# Ice on bottom of Icemaker



## RMA127 (Mar 1, 2015)

Hi have an HSM25gfta. I have noticed that the icemaker is only dispensing crushed ide. Now while it might be the solenoid, i have moved the little plastic switch into the up position at the back and it dispenses cubed for a while. I have noticed that the underside of the icemaker has frozen ice on it. Almost as if water ran down and froze on the bottom, or maybe condensation and it froze. While this freezing is happening inside the Ice bucket some of the ice is bunched up and frozen together. I suspect the CRUSHING im seeing is not the solenoid, but maybe the fact that the ice is not flowing freely and is bunched up and frozen together as it goes to the dispenser and the unit then crushes it. I thought i read somewhere that there is a cycle that causes a freezinfg of the ice and a slight melting. Is that right? Maybe it is that part that is sticking and causing more melting? I should get a technician out and probably will but was curious if this sounds familiar.

Thank you


----------



## woodchuck (Mar 1, 2015)

When the crush control solenoid is at rest, not working, there will be crushed ice. the switch engages the solenoid to produce whole cubes. Listen or observe to see if it's working when you depress the switch. Water will freeze in the ice bin if the input valve on the back bottom of fridge leaks between dump cycles and will build up on all the ice. It will usually be producing larger cubes when this happens.


----------



## Sparky617 (Mar 1, 2015)

I would start by defrosting the freezer and getting all the ice out of the ice maker.  Cleaning it and starting over.  Faster and cheaper than replacing parts and it might just work.


----------



## jeff1 (Mar 1, 2015)

Hi,



> I have noticed that the ice maker is only dispensing crushed ice



Ice maker just makes the cubes, the door dispenser will dispense whole cubes or crushed ones...the ice maker has nothing to do with this.

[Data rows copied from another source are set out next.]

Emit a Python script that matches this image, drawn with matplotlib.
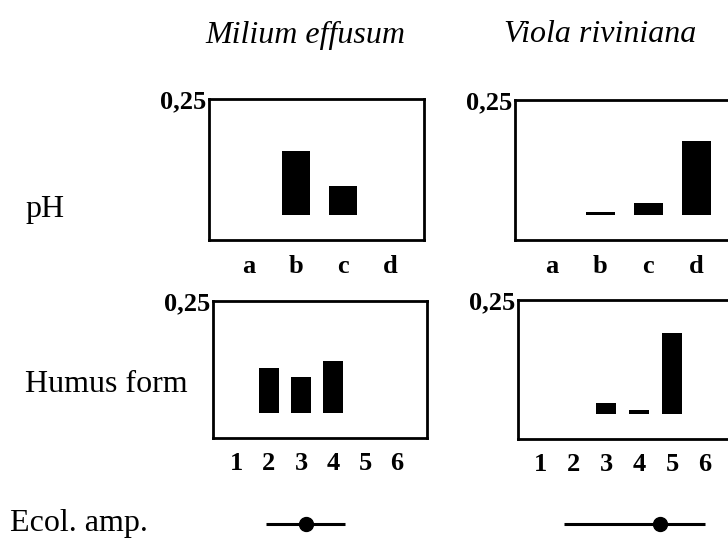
import matplotlib
matplotlib.use("Agg")
from matplotlib import pyplot as plt

plt.rcParams["font.family"] = ["Liberation Serif", "DejaVu Serif"]

species = ["Milium effusum", "Viola riviniana"]

ph_classes = ["a", "b", "c", "d"]
ph_milium = [0.0, 0.137, 0.062, 0.0]
ph_viola = [0.0, 0.007, 0.026, 0.160]

humus_classes = ["1", "2", "3", "4", "5", "6"]
humus_milium = [0.0, 0.100, 0.081, 0.117, 0.0, 0.0]
humus_viola = [0.0, 0.0, 0.024, 0.007, 0.177, 0.0]

# ecological amplitude: (start, optimum, end) on the humus form scale
amp_milium = (1.91, 3.16, 4.38)
amp_viola = (1.72, 4.64, 6.0)

W, H = 728, 540
fig = plt.figure(figsize=(W / 100, H / 100), dpi=100)


def box(x0, x1, y0, y1):
    # pixel box (from top-left) -> figure fraction rect
    return [x0 / W, 1 - y1 / H, (x1 - x0) / W, (y1 - y0) / H]


def panel(rect, labels, values, xlim, ylim, pad):
    ax = fig.add_axes(rect)
    xs = list(range(1, len(labels) + 1))
    ax.bar(xs, values, width=0.6, color="black")
    ax.set_xlim(*xlim)
    ax.set_ylim(*ylim)
    ax.set_xticks(xs)
    ax.set_xticklabels(labels, fontweight="bold", fontsize=19)
    ax.set_yticks([0.25])
    ax.set_yticklabels(["0,25"], fontweight="bold", fontsize=19)
    ax.tick_params(axis="x", length=0, pad=pad)
    ax.tick_params(axis="y", length=0, pad=2)
    for s in ax.spines.values():
        s.set_linewidth(2)
    return ax


ph_lim = (-0.055, 0.25)
hu_lim = (-0.056, 0.25)

panel(box(209, 424, 99, 240), ph_classes, ph_milium, (0.15, 4.72), ph_lim, 11)
panel(box(515, 730, 100, 240), ph_classes, ph_viola, (0.23, 4.7), ph_lim, 11)
panel(box(213, 427, 301, 438), humus_classes, humus_milium, (0.25, 6.94), hu_lim, 10)
panel(box(518, 732, 300, 439), humus_classes, humus_viola, (0.33, 6.82), hu_lim, 10)

for rect, xlim, amp in [(box(213, 427, 510, 538), (0.25, 6.94), amp_milium),
                        (box(518, 732, 510, 538), (0.33, 6.82), amp_viola)]:
    ax = fig.add_axes(rect)
    start, opt, end = amp
    ax.plot([start, end], [0, 0], color="black", lw=2.2, solid_capstyle="butt")
    ax.plot([opt], [0], marker="o", ms=10, color="black")
    ax.set_xlim(*xlim)
    ax.set_ylim(-1, 1)
    ax.axis("off")

fig.text(305 / W, 1 - 35 / H, species[0], style="italic", fontsize=23,
         ha="center", va="center")
fig.text(600 / W, 1 - 35 / H, species[1], style="italic", fontsize=23,
         ha="center", va="center")

fig.text(25 / W, 1 - 210 / H, "pH", fontsize=23, ha="left", va="center")
fig.text(25 / W, 1 - 384 / H, "Humus form", fontsize=23, ha="left", va="center")
fig.text(10 / W, 1 - 524 / H, "Ecol. amp.", fontsize=23, ha="left", va="center")

fig.savefig("out.png", dpi=100)
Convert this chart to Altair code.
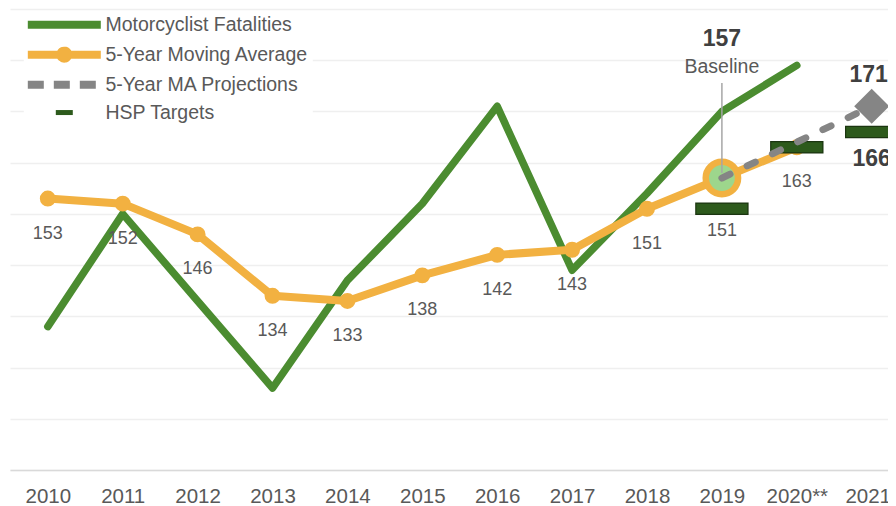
import json
import altair as alt
import pandas as pd

# ---------------- data ----------------
year_labels = ["2010", "2011", "2012", "2013", "2014", "2015", "2016",
               "2017", "2018", "2019", "2020**", "2021*"]

fat_years = ["2010", "2011", "2012", "2013", "2014", "2015", "2016",
             "2017", "2018", "2019", "2020**"]
fatalities = [128, 150, 133, 116, 137, 152, 171, 139, 154, 170, 179]

ma_years = ["2010", "2011", "2012", "2013", "2014", "2015", "2016",
            "2017", "2018", "2019", "2020**"]
moving_avg = [153, 152, 146, 134, 133, 138, 142, 143, 151, 157, 163]

proj_years = ["2019", "2020**", "2021*"]
projections = [157, 164, 171]

hsp_years = ["2019", "2020**", "2021*"]
hsp_targets = [151, 163, 166]
hsp_label_style = ["regular", "none", "bold"]

baseline_year = "2019"
baseline_value = 157
leader_range = [157.98, 175.55]   # leader line from the point up to the "Baseline" label

S_FAT = "Motorcyclist Fatalities"
S_MA = "5-Year Moving Average"
S_PROJ = "5-Year MA Projections"
S_HSP = "HSP Targets"
series = [S_FAT, S_MA, S_PROJ, S_HSP]

# ---------------- styling ----------------
FONT = "Liberation Sans, Arial, sans-serif"
GREEN = "#4B8C30"
ORANGE = "#F2B141"
GRAY = "#858585"
HSP_FILL = "#2D5A1C"
HSP_STROKE = "#1B3510"
BASE_FILL = "#9DD68C"
TXT = "#595959"
TXT_BOLD = "#404040"
series_colors = [GREEN, ORANGE, GRAY, HSP_FILL]

idx = {y: i for i, y in enumerate(year_labels)}

df_fat = pd.DataFrame({"x": [idx[y] for y in fat_years], "v": fatalities, "series": S_FAT})
df_ma = pd.DataFrame({"x": [idx[y] for y in ma_years], "v": moving_avg, "series": S_MA})
df_ma["lab"] = df_ma["v"].astype(str)
df_ma_lab = df_ma[df_ma["x"] != idx[baseline_year]]
df_proj = pd.DataFrame({"x": [idx[y] for y in proj_years], "v": projections, "series": S_PROJ})
df_proj_end = df_proj.tail(1).assign(lab=lambda d: d["v"].astype(str))
df_hsp = pd.DataFrame({"x": [idx[y] for y in hsp_years], "v": hsp_targets,
                       "series": S_HSP, "style": hsp_label_style})
df_hsp["lab"] = df_hsp["v"].astype(str)
df_hsp_reg = df_hsp[df_hsp["style"] == "regular"]
df_hsp_bold = df_hsp[df_hsp["style"] == "bold"]
df_base = pd.DataFrame({"x": [idx[baseline_year]], "v": [baseline_value],
                        "lab": [str(baseline_value)], "word": ["Baseline"]})
df_leader = pd.DataFrame({"x": [idx[baseline_year]], "v": [leader_range[0]], "v2": [leader_range[1]]})

# ---------------- scales / encodings ----------------
STEP = 74.9
PLOT_W = 878
X0 = -0.5047
X1 = X0 + PLOT_W / STEP

label_expr = json.dumps(year_labels) + "[datum.value]"

x_enc = alt.X(
    "x:Q",
    scale=alt.Scale(domain=[X0, X1], nice=False, zero=False),
    axis=alt.Axis(values=list(range(len(year_labels))), labelExpr=label_expr,
                  grid=False, ticks=False, tickSize=0, domain=True,
                  domainColor="#D9D9D9", domainWidth=1.5,
                  labelFont=FONT, labelFontSize=20.5, labelColor=TXT,
                  labelPadding=16.5, labelFlush=False, labelOverlap=False,
                  labelBound=False, title=None),
)
y_enc = alt.Y(
    "v:Q",
    scale=alt.Scale(domain=[100, 190], nice=False, zero=False),
    axis=alt.Axis(values=list(range(100, 191, 10)), labels=False, ticks=False,
                  domain=False, grid=True, gridColor="#EFEFEF", gridWidth=1.3,
                  title=None),
)

# legend symbol shapes (unit = 5.5 px with symbolSize 121)
path_line = "M-6.636,0H6.636"
path_ma = ("M-6.636,0H6.636M-0.727,0A0.727,0.727,0,1,1,0.727,0"
           "A0.727,0.727,0,1,1,-0.727,0Z")
path_hsp = "M-1.545,-0.4545H1.545V0.4545H-1.545Z"

shape_expr = (f"datum.value === '{S_MA}' ? '{path_ma}' : "
              f"datum.value === '{S_HSP}' ? '{path_hsp}' : '{path_line}'")
stroke_expr = (f"datum.value === '{S_FAT}' ? '{GREEN}' : "
               f"datum.value === '{S_MA}' ? '{ORANGE}' : "
               f"datum.value === '{S_PROJ}' ? '{GRAY}' : 'transparent'")
fill_expr = f"datum.value === '{S_HSP}' ? '{HSP_FILL}' : 'transparent'"
# the HSP symbol is a filled box only: its outline gets an empty dash pattern
dash_expr = (f"datum.value === '{S_PROJ}' ? [16, 10] : "
             f"datum.value === '{S_HSP}' ? [0, 1000] : [1, 0]")

legend = alt.Legend(
    title=None, orient="none", legendX=13.8, legendY=2, direction="vertical",
    labelFont=FONT, labelFontSize=19.5, labelColor=TXT, labelLimit=400,
    labelOffset=31.4, symbolOffset=26.75, symbolSize=121, symbolStrokeWidth=8,
    rowPadding=-7.1, padding=4, fillColor="white",
    symbolType={"expr": shape_expr},
    symbolStrokeColor={"expr": stroke_expr},
    symbolFillColor={"expr": fill_expr},
    symbolDash={"expr": dash_expr},
    symbolOpacity=1,
)
color_enc = alt.Color("series:N",
                      scale=alt.Scale(domain=series, range=series_colors),
                      legend=legend)

# ---------------- layers ----------------
fat_line = alt.Chart(df_fat).mark_line(
    strokeWidth=7.5, strokeCap="round", strokeJoin="round"
).encode(x=x_enc, y=y_enc, color=color_enc)

ma_line = alt.Chart(df_ma).mark_line(
    strokeWidth=8, strokeCap="round", strokeJoin="round"
).encode(x=x_enc, y=y_enc, color=color_enc)

ma_pts = alt.Chart(df_ma).mark_circle(size=254, color=ORANGE, opacity=1).encode(x=x_enc, y=y_enc)

ma_text = alt.Chart(df_ma_lab).mark_text(
    font=FONT, fontSize=18, color=TXT, dy=35, baseline="middle", align="center"
).encode(x=x_enc, y=y_enc, text="lab:N")

base_pt = alt.Chart(df_base).mark_point(
    shape="circle", size=1046, filled=True, fill=BASE_FILL, stroke=ORANGE,
    strokeWidth=6.5, opacity=1
).encode(x=x_enc, y=y_enc)

hsp_border = alt.Chart(df_hsp).mark_tick(
    orient="horizontal", size=53.4, thickness=12.4, color=HSP_STROKE, opacity=1
).encode(x=x_enc, y=y_enc)

hsp_ticks = alt.Chart(df_hsp).mark_tick(
    orient="horizontal", size=51, thickness=10, opacity=1
).encode(x=x_enc, y=y_enc, color=color_enc)

proj_line = alt.Chart(df_proj).mark_line(
    strokeWidth=7, strokeDash=[9, 19], strokeCap="round"
).encode(x=x_enc, y=y_enc, color=color_enc)

proj_diamond = alt.Chart(df_proj_end).mark_point(
    shape="diamond", size=1225, filled=True, color=GRAY, opacity=1
).encode(x=x_enc, y=y_enc)

leader = alt.Chart(df_leader).mark_rule(
    color="#A6A6A6", strokeWidth=1.5
).encode(x=x_enc, y=y_enc, y2=alt.Y2("v2:Q"))

base_num = alt.Chart(df_base).mark_text(
    font=FONT, fontSize=23, fontWeight="bold", color=TXT_BOLD, dy=-138.8,
    baseline="middle", align="center"
).encode(x=x_enc, y=y_enc, text="lab:N")

base_word = alt.Chart(df_base).mark_text(
    font=FONT, fontSize=19.5, color=TXT, dy=-111.2, baseline="middle", align="center"
).encode(x=x_enc, y=y_enc, text="word:N")

proj_text = alt.Chart(df_proj_end).mark_text(
    font=FONT, fontSize=23, fontWeight="bold", color=TXT_BOLD, dy=-31.7, dx=-3,
    baseline="middle", align="center"
).encode(x=x_enc, y=y_enc, text="lab:N")

hsp_text_reg = alt.Chart(df_hsp_reg).mark_text(
    font=FONT, fontSize=18, color=TXT, dy=21.8, baseline="middle", align="center"
).encode(x=x_enc, y=y_enc, text="lab:N")

hsp_text_bold = alt.Chart(df_hsp_bold).mark_text(
    font=FONT, fontSize=23, fontWeight="bold", color=TXT_BOLD, dy=26.8,
    baseline="middle", align="center"
).encode(x=x_enc, y=y_enc, text="lab:N")

chart = alt.layer(
    fat_line, ma_line, ma_pts, ma_text, base_pt, hsp_border, hsp_ticks, proj_line,
    proj_diamond, leader, base_num, base_word, proj_text, hsp_text_reg, hsp_text_bold
).properties(
    width=PLOT_W, height=461,
    padding={"left": 2, "top": 1, "right": 0, "bottom": 36},
    autosize=alt.AutoSizeParams(type="none"),
    background="white",
).configure_view(stroke=None)

chart.save("out.html", embed_options={"renderer": "svg", "actions": False})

LINK> http://www.applianceaid.com/refrigerator-icemaker-dispenser.php#cubes



> I have noticed that the underside of the ice maker has frozen ice on it.



A leak is possible 



> I thought i read somewhere that there is a cycle that causes a freezinfg of the ice and a slight melting. Is that right?



Defrost cycle can do that....but normally doesn't give us crushed only with no whole cubes.

jeff.


----------



## RMA127 (Jul 22, 2015)

OK. I think i figured out what is going on here.

My freezer goes through a cycle where it defrosts/thaws and re-freezes. When this happens the ice gets stuck together when it freezes again, and then the auger is trying to chip away at a frozen block. so i think the problem is not my Icemaker as much as the freezer thawing and refreezing a couple times a day. It is so bad that we have removed all the freezer items and put into the old reliable GE in the garage. So is there a part that controls the freezer temperature such that several times a day it thaws and re-freezes?


----------



## Sparky617 (Jul 22, 2015)

RMA127 said:


> OK. I think i figured out what is going on here.
> 
> My freezer goes through a cycle where it defrosts/thaws and re-freezes. When this happens the ice gets stuck together when it freezes again, and then the auger is trying to chip away at a frozen block. so i think the problem is not my Icemaker as much as the freezer thawing and refreezing a couple times a day. It is so bad that we have removed all the freezer items and put into the old reliable GE in the garage. So is there a part that controls the freezer temperature such that several times a day it thaws and re-freezes?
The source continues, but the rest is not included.